>> BEGIN Source records

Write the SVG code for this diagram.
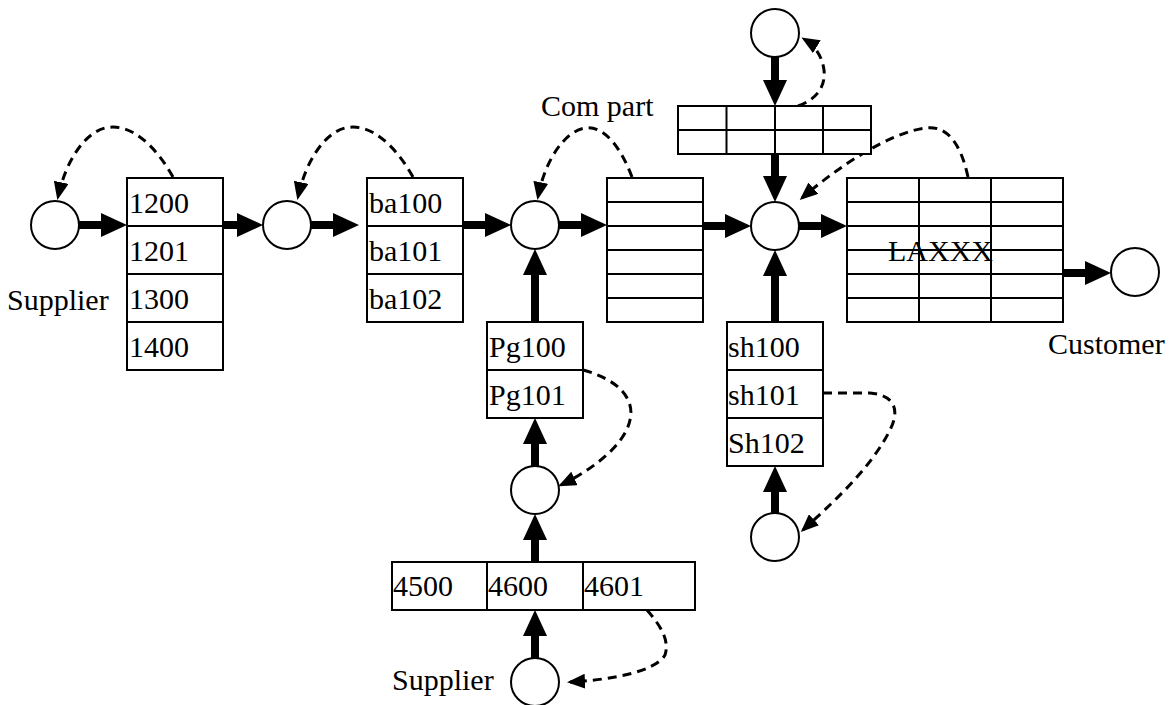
<svg xmlns="http://www.w3.org/2000/svg" width="1170" height="705" viewBox="0 0 1170 705">
<style>
.box{fill:#fff;stroke:#000;stroke-width:2}
.ln{stroke:#000;stroke-width:2;fill:none}
.nd{fill:#fff;stroke:#000;stroke-width:2}
.thick{stroke:#000;stroke-width:8;fill:none;marker-end:url(#ah)}
.dash{stroke:#000;stroke-width:3;fill:none;stroke-dasharray:9 6;marker-end:url(#dh)}
text{font-family:"Liberation Serif","Times New Roman",Times,serif;font-size:30px;fill:#000}
</style>
<defs>
<marker id="ah" markerUnits="userSpaceOnUse" markerWidth="26" markerHeight="24" viewBox="0 0 26 24" refX="2" refY="12" orient="auto"><path d="M0,0 L26,12 L0,24 z" fill="#000"/></marker>
<marker id="dh" markerUnits="userSpaceOnUse" markerWidth="18" markerHeight="15" viewBox="0 0 18 15" refX="15" refY="7.5" orient="auto"><path d="M0,0 L18,7.5 L0,15 z" fill="#000"/></marker>
</defs>
<rect width="1170" height="705" fill="#fff"/>

<g id="connectors">
<line class="thick" x1="79" y1="225" x2="103" y2="225"/>
<line class="thick" x1="223" y1="225" x2="239" y2="225"/>
<line class="thick" x1="311" y1="225" x2="335" y2="225"/>
<line class="thick" x1="463" y1="225" x2="487" y2="225"/>
<line class="thick" x1="559" y1="225" x2="583" y2="225"/>
<line class="thick" x1="703" y1="226" x2="727" y2="226"/>
<line class="thick" x1="799" y1="226" x2="823" y2="226"/>
<line class="thick" x1="1063" y1="273" x2="1087" y2="273"/>
<line class="thick" x1="535" y1="322" x2="535" y2="273"/>
<line class="thick" x1="535" y1="466" x2="535" y2="442"/>
<line class="thick" x1="535" y1="562" x2="535" y2="538"/>
<line class="thick" x1="535" y1="658" x2="535" y2="634"/>
<line class="thick" x1="775" y1="57" x2="775" y2="82"/>
<line class="thick" x1="775" y1="154" x2="775" y2="178"/>
<line class="thick" x1="775" y1="322" x2="775" y2="274"/>
<line class="thick" x1="775" y1="513" x2="775" y2="490"/>

<path class="dash" d="M173,177 C155,145 130,122 105,128 C85,133 66,160 58,197"/>
<path class="dash" d="M413,177 C395,145 370,122 345,128 C325,133 306,160 298,197"/>
<path class="dash" d="M632,177 C622,150 605,125 585,128 C565,131 545,160 538,197"/>
<path class="dash" d="M798,106 C815,100 826,88 824,70 C822,55 814,45 804,39"/>
<path class="dash" d="M968,177 C960,140 945,125 925,128 C890,133 840,165 802,198"/>
<path class="dash" d="M583,370 C620,380 635,400 630,420 C625,445 592,470 561,485"/>
<path class="dash" d="M823,393 L870,393 C895,395 900,410 890,430 C870,470 830,505 803,530"/>
<path class="dash" d="M647,610 C660,625 670,640 665,655 C655,672 610,680 570,682"/>
</g>

<g id="src-supplier"><circle class="nd" cx="55" cy="225" r="24"/><text x="7" y="310">Supplier</text></g>
<g id="stock-1200">
<rect class="box" x="127" y="178" width="96" height="192"/>
<line class="ln" x1="127" y1="226" x2="223" y2="226"/>
<line class="ln" x1="127" y1="274" x2="223" y2="274"/>
<line class="ln" x1="127" y1="322" x2="223" y2="322"/>
<text x="129" y="213">1200</text><text x="129" y="261">1201</text><text x="129" y="309">1300</text><text x="129" y="357">1400</text>
</g>
<g id="proc-2"><circle class="nd" cx="287" cy="225" r="24"/></g>
<g id="stock-ba">
<rect class="box" x="367" y="178" width="96" height="144"/>
<line class="ln" x1="367" y1="226" x2="463" y2="226"/>
<line class="ln" x1="367" y1="274" x2="463" y2="274"/>
<text x="369" y="213">ba100</text><text x="369" y="261">ba101</text><text x="369" y="309">ba102</text>
</g>
<g id="proc-3"><circle class="nd" cx="535" cy="225" r="24"/></g>
<g id="stock-com">
<text x="541" y="116">Com part</text>
<rect class="box" x="607" y="178" width="96" height="144"/>
<line class="ln" x1="607" y1="202" x2="703" y2="202"/>
<line class="ln" x1="607" y1="226" x2="703" y2="226"/>
<line class="ln" x1="607" y1="250" x2="703" y2="250"/>
<line class="ln" x1="607" y1="274" x2="703" y2="274"/>
<line class="ln" x1="607" y1="298" x2="703" y2="298"/>
</g>
<g id="stock-pg">
<rect class="box" x="487" y="322" width="96" height="96"/>
<line class="ln" x1="487" y1="370" x2="583" y2="370"/>
<text x="489" y="357">Pg100</text><text x="489" y="405">Pg101</text>
</g>
<g id="proc-5"><circle class="nd" cx="535" cy="490" r="24"/></g>
<g id="stock-4500">
<rect class="box" x="392" y="562" width="303" height="48"/>
<line class="ln" x1="487" y1="562" x2="487" y2="610"/>
<line class="ln" x1="583" y1="562" x2="583" y2="610"/>
<text x="393" y="596">4500</text><text x="488" y="596">4600</text><text x="584" y="596">4601</text>
</g>
<g id="src-supplier-2"><circle class="nd" cx="535" cy="682" r="24"/><text x="392" y="690">Supplier</text></g>
<g id="proc-top"><circle class="nd" cx="775" cy="33" r="24"/></g>
<g id="stock-top">
<rect class="box" x="678" y="106" width="193" height="48"/>
<line class="ln" x1="678" y1="130" x2="871" y2="130"/>
<line class="ln" x1="726.5" y1="106" x2="726.5" y2="154"/>
<line class="ln" x1="775" y1="106" x2="775" y2="154"/>
<line class="ln" x1="823" y1="106" x2="823" y2="154"/>
</g>
<g id="proc-4"><circle class="nd" cx="775" cy="226" r="24"/></g>
<g id="stock-sh">
<rect class="box" x="727" y="322" width="96" height="144"/>
<line class="ln" x1="727" y1="370" x2="823" y2="370"/>
<line class="ln" x1="727" y1="418" x2="823" y2="418"/>
<text x="728" y="357">sh100</text><text x="728" y="405">sh101</text><text x="728" y="453">Sh102</text>
</g>
<g id="proc-6"><circle class="nd" cx="775" cy="537" r="24"/></g>
<g id="stock-laxxx">
<rect class="box" x="847" y="178" width="216" height="144"/>
<line class="ln" x1="847" y1="202" x2="1063" y2="202"/>
<line class="ln" x1="847" y1="226" x2="1063" y2="226"/>
<line class="ln" x1="847" y1="250" x2="1063" y2="250"/>
<line class="ln" x1="847" y1="274" x2="1063" y2="274"/>
<line class="ln" x1="847" y1="298" x2="1063" y2="298"/>
<line class="ln" x1="919" y1="178" x2="919" y2="322"/>
<line class="ln" x1="991" y1="178" x2="991" y2="322"/>
<text x="888" y="261" fill="#333">LAXXX</text>
</g>
<g id="customer"><circle class="nd" cx="1135" cy="272" r="24"/><text x="1048" y="354">Customer</text></g>
</svg>
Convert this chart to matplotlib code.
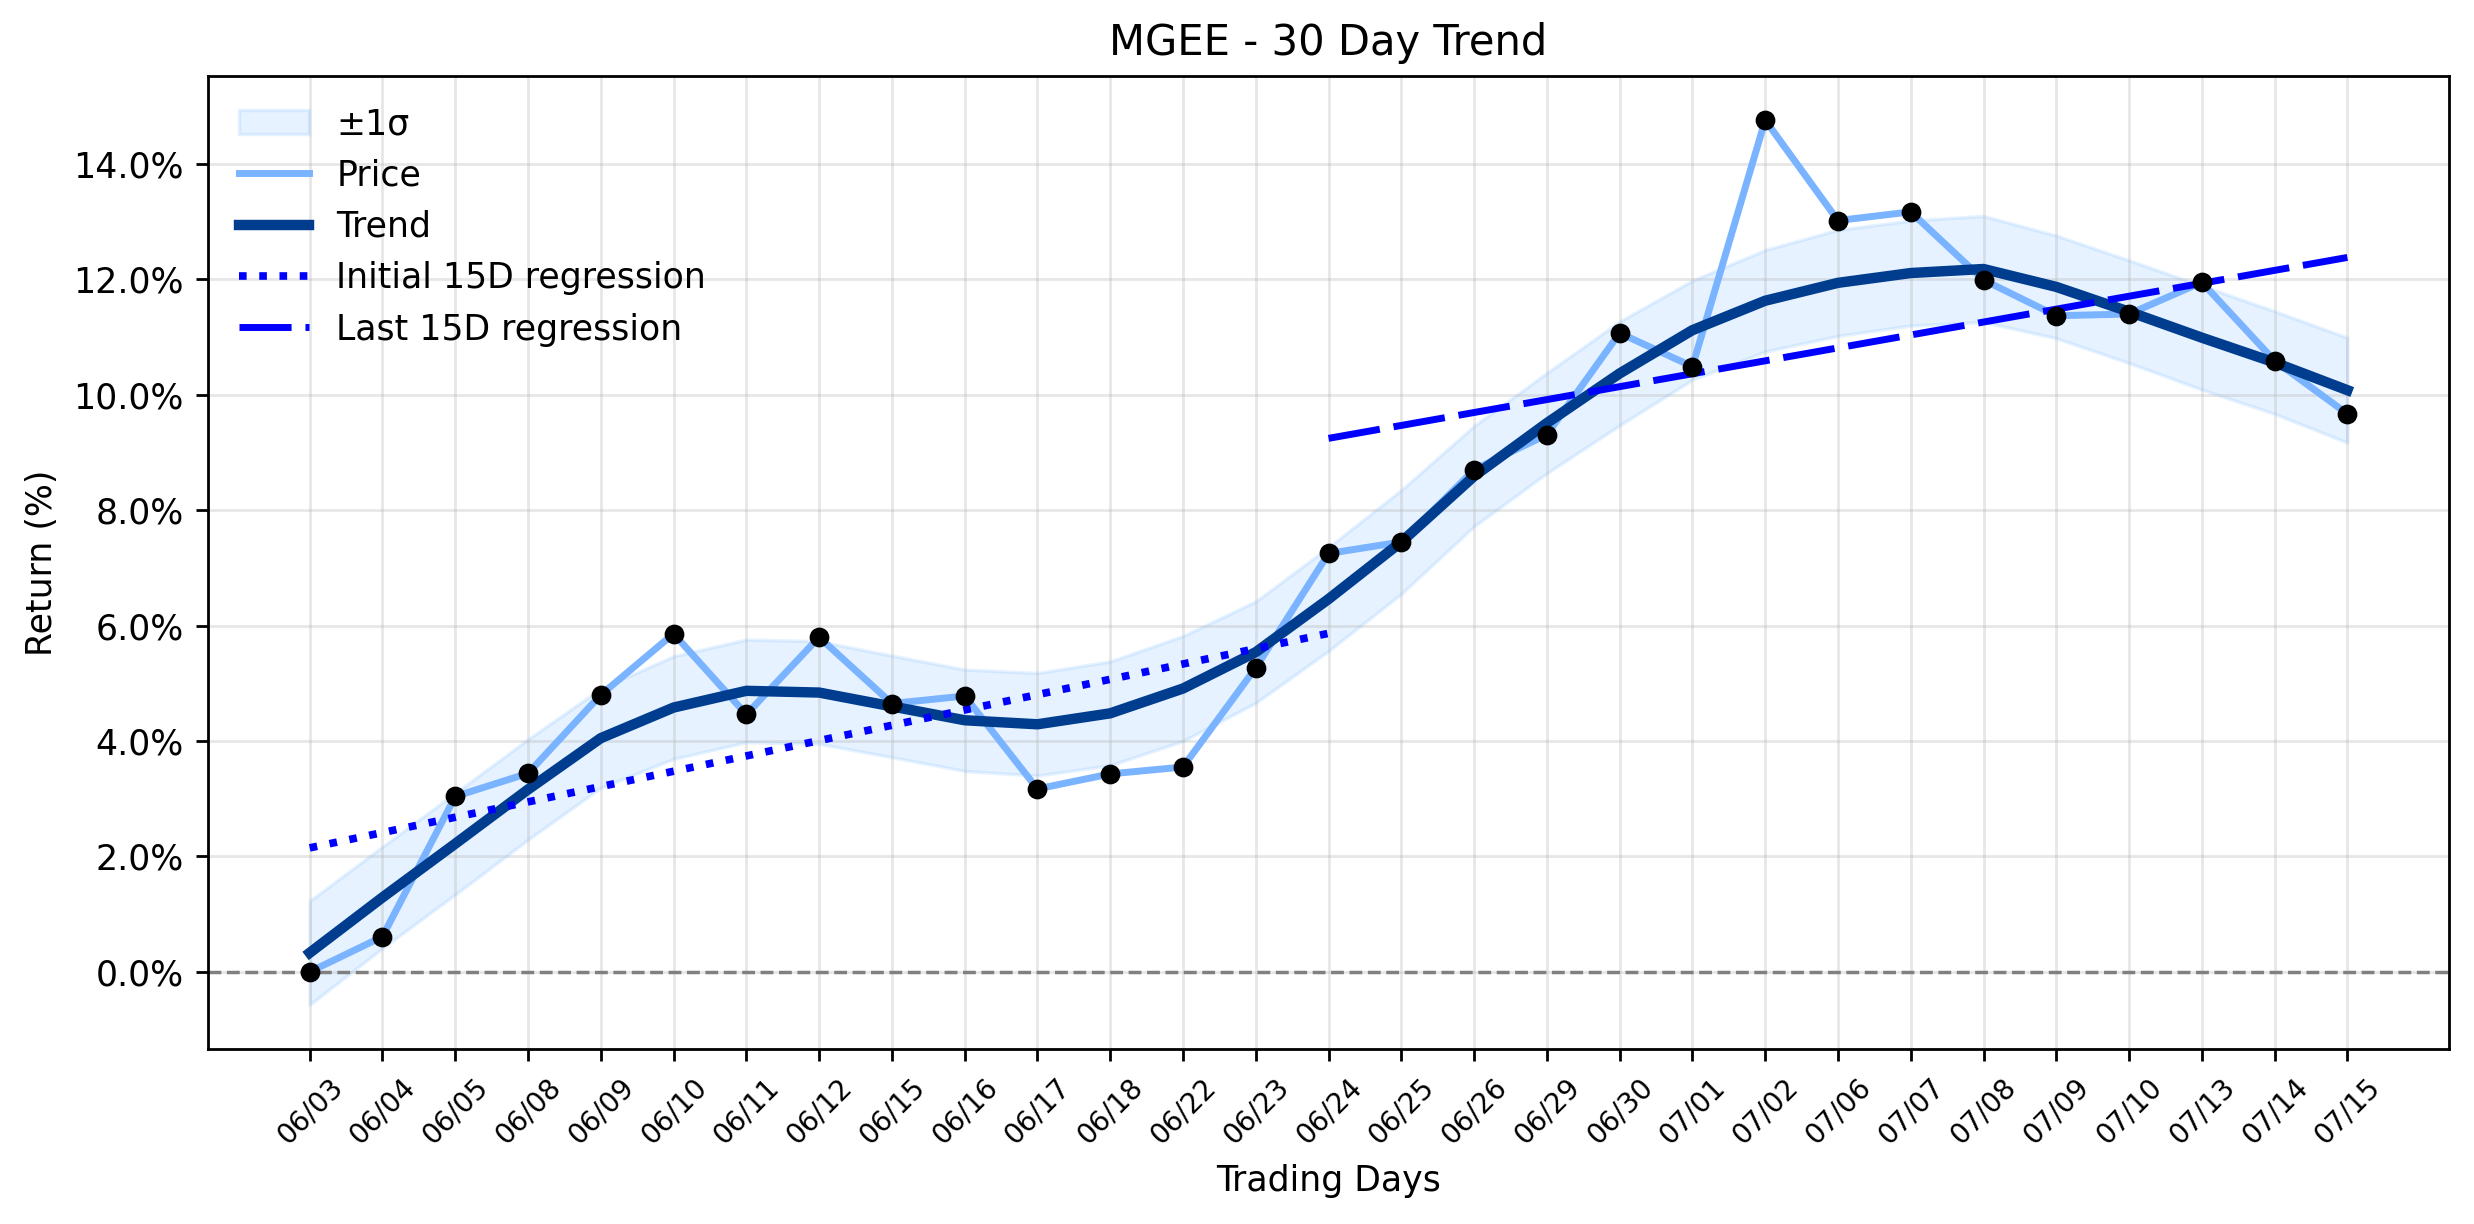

>> END Source records

> Given task
Repeat the data exactly, without the pictures.

> Worked solution
Write the SVG code for this diagram.
<svg xmlns="http://www.w3.org/2000/svg" width="1170" height="705" viewBox="0 0 1170 705">
<style>
.box{fill:#fff;stroke:#000;stroke-width:2}
.ln{stroke:#000;stroke-width:2;fill:none}
.nd{fill:#fff;stroke:#000;stroke-width:2}
.thick{stroke:#000;stroke-width:8;fill:none;marker-end:url(#ah)}
.dash{stroke:#000;stroke-width:3;fill:none;stroke-dasharray:9 6;marker-end:url(#dh)}
text{font-family:"Liberation Serif","Times New Roman",Times,serif;font-size:30px;fill:#000}
</style>
<defs>
<marker id="ah" markerUnits="userSpaceOnUse" markerWidth="26" markerHeight="24" viewBox="0 0 26 24" refX="2" refY="12" orient="auto"><path d="M0,0 L26,12 L0,24 z" fill="#000"/></marker>
<marker id="dh" markerUnits="userSpaceOnUse" markerWidth="18" markerHeight="15" viewBox="0 0 18 15" refX="15" refY="7.5" orient="auto"><path d="M0,0 L18,7.5 L0,15 z" fill="#000"/></marker>
</defs>
<rect width="1170" height="705" fill="#fff"/>

<g id="connectors">
<line class="thick" x1="79" y1="225" x2="103" y2="225"/>
<line class="thick" x1="223" y1="225" x2="239" y2="225"/>
<line class="thick" x1="311" y1="225" x2="335" y2="225"/>
<line class="thick" x1="463" y1="225" x2="487" y2="225"/>
<line class="thick" x1="559" y1="225" x2="583" y2="225"/>
<line class="thick" x1="703" y1="226" x2="727" y2="226"/>
<line class="thick" x1="799" y1="226" x2="823" y2="226"/>
<line class="thick" x1="1063" y1="273" x2="1087" y2="273"/>
<line class="thick" x1="535" y1="322" x2="535" y2="273"/>
<line class="thick" x1="535" y1="466" x2="535" y2="442"/>
<line class="thick" x1="535" y1="562" x2="535" y2="538"/>
<line class="thick" x1="535" y1="658" x2="535" y2="634"/>
<line class="thick" x1="775" y1="57" x2="775" y2="82"/>
<line class="thick" x1="775" y1="154" x2="775" y2="178"/>
<line class="thick" x1="775" y1="322" x2="775" y2="274"/>
<line class="thick" x1="775" y1="513" x2="775" y2="490"/>

<path class="dash" d="M173,177 C155,145 130,122 105,128 C85,133 66,160 58,197"/>
<path class="dash" d="M413,177 C395,145 370,122 345,128 C325,133 306,160 298,197"/>
<path class="dash" d="M632,177 C622,150 605,125 585,128 C565,131 545,160 538,197"/>
<path class="dash" d="M798,106 C815,100 826,88 824,70 C822,55 814,45 804,39"/>
<path class="dash" d="M968,177 C960,140 945,125 925,128 C890,133 840,165 802,198"/>
<path class="dash" d="M583,370 C620,380 635,400 630,420 C625,445 592,470 561,485"/>
<path class="dash" d="M823,393 L870,393 C895,395 900,410 890,430 C870,470 830,505 803,530"/>
<path class="dash" d="M647,610 C660,625 670,640 665,655 C655,672 610,680 570,682"/>
</g>

<g id="src-supplier"><circle class="nd" cx="55" cy="225" r="24"/><text x="7" y="310">Supplier</text></g>
<g id="stock-1200">
<rect class="box" x="127" y="178" width="96" height="192"/>
<line class="ln" x1="127" y1="226" x2="223" y2="226"/>
<line class="ln" x1="127" y1="274" x2="223" y2="274"/>
<line class="ln" x1="127" y1="322" x2="223" y2="322"/>
<text x="129" y="213">1200</text><text x="129" y="261">1201</text><text x="129" y="309">1300</text><text x="129" y="357">1400</text>
</g>
<g id="proc-2"><circle class="nd" cx="287" cy="225" r="24"/></g>
<g id="stock-ba">
<rect class="box" x="367" y="178" width="96" height="144"/>
<line class="ln" x1="367" y1="226" x2="463" y2="226"/>
<line class="ln" x1="367" y1="274" x2="463" y2="274"/>
<text x="369" y="213">ba100</text><text x="369" y="261">ba101</text><text x="369" y="309">ba102</text>
</g>
<g id="proc-3"><circle class="nd" cx="535" cy="225" r="24"/></g>
<g id="stock-com">
<text x="541" y="116">Com part</text>
<rect class="box" x="607" y="178" width="96" height="144"/>
<line class="ln" x1="607" y1="202" x2="703" y2="202"/>
<line class="ln" x1="607" y1="226" x2="703" y2="226"/>
<line class="ln" x1="607" y1="250" x2="703" y2="250"/>
<line class="ln" x1="607" y1="274" x2="703" y2="274"/>
<line class="ln" x1="607" y1="298" x2="703" y2="298"/>
</g>
<g id="stock-pg">
<rect class="box" x="487" y="322" width="96" height="96"/>
<line class="ln" x1="487" y1="370" x2="583" y2="370"/>
<text x="489" y="357">Pg100</text><text x="489" y="405">Pg101</text>
</g>
<g id="proc-5"><circle class="nd" cx="535" cy="490" r="24"/></g>
<g id="stock-4500">
<rect class="box" x="392" y="562" width="303" height="48"/>
<line class="ln" x1="487" y1="562" x2="487" y2="610"/>
<line class="ln" x1="583" y1="562" x2="583" y2="610"/>
<text x="393" y="596">4500</text><text x="488" y="596">4600</text><text x="584" y="596">4601</text>
</g>
<g id="src-supplier-2"><circle class="nd" cx="535" cy="682" r="24"/><text x="392" y="690">Supplier</text></g>
<g id="proc-top"><circle class="nd" cx="775" cy="33" r="24"/></g>
<g id="stock-top">
<rect class="box" x="678" y="106" width="193" height="48"/>
<line class="ln" x1="678" y1="130" x2="871" y2="130"/>
<line class="ln" x1="726.5" y1="106" x2="726.5" y2="154"/>
<line class="ln" x1="775" y1="106" x2="775" y2="154"/>
<line class="ln" x1="823" y1="106" x2="823" y2="154"/>
</g>
<g id="proc-4"><circle class="nd" cx="775" cy="226" r="24"/></g>
<g id="stock-sh">
<rect class="box" x="727" y="322" width="96" height="144"/>
<line class="ln" x1="727" y1="370" x2="823" y2="370"/>
<line class="ln" x1="727" y1="418" x2="823" y2="418"/>
<text x="728" y="357">sh100</text><text x="728" y="405">sh101</text><text x="728" y="453">Sh102</text>
</g>
<g id="proc-6"><circle class="nd" cx="775" cy="537" r="24"/></g>
<g id="stock-laxxx">
<rect class="box" x="847" y="178" width="216" height="144"/>
<line class="ln" x1="847" y1="202" x2="1063" y2="202"/>
<line class="ln" x1="847" y1="226" x2="1063" y2="226"/>
<line class="ln" x1="847" y1="250" x2="1063" y2="250"/>
<line class="ln" x1="847" y1="274" x2="1063" y2="274"/>
<line class="ln" x1="847" y1="298" x2="1063" y2="298"/>
<line class="ln" x1="919" y1="178" x2="919" y2="322"/>
<line class="ln" x1="991" y1="178" x2="991" y2="322"/>
<text x="888" y="261" fill="#333">LAXXX</text>
</g>
<g id="customer"><circle class="nd" cx="1135" cy="272" r="24"/><text x="1048" y="354">Customer</text></g>
</svg>
Convert this chart to matplotlib code.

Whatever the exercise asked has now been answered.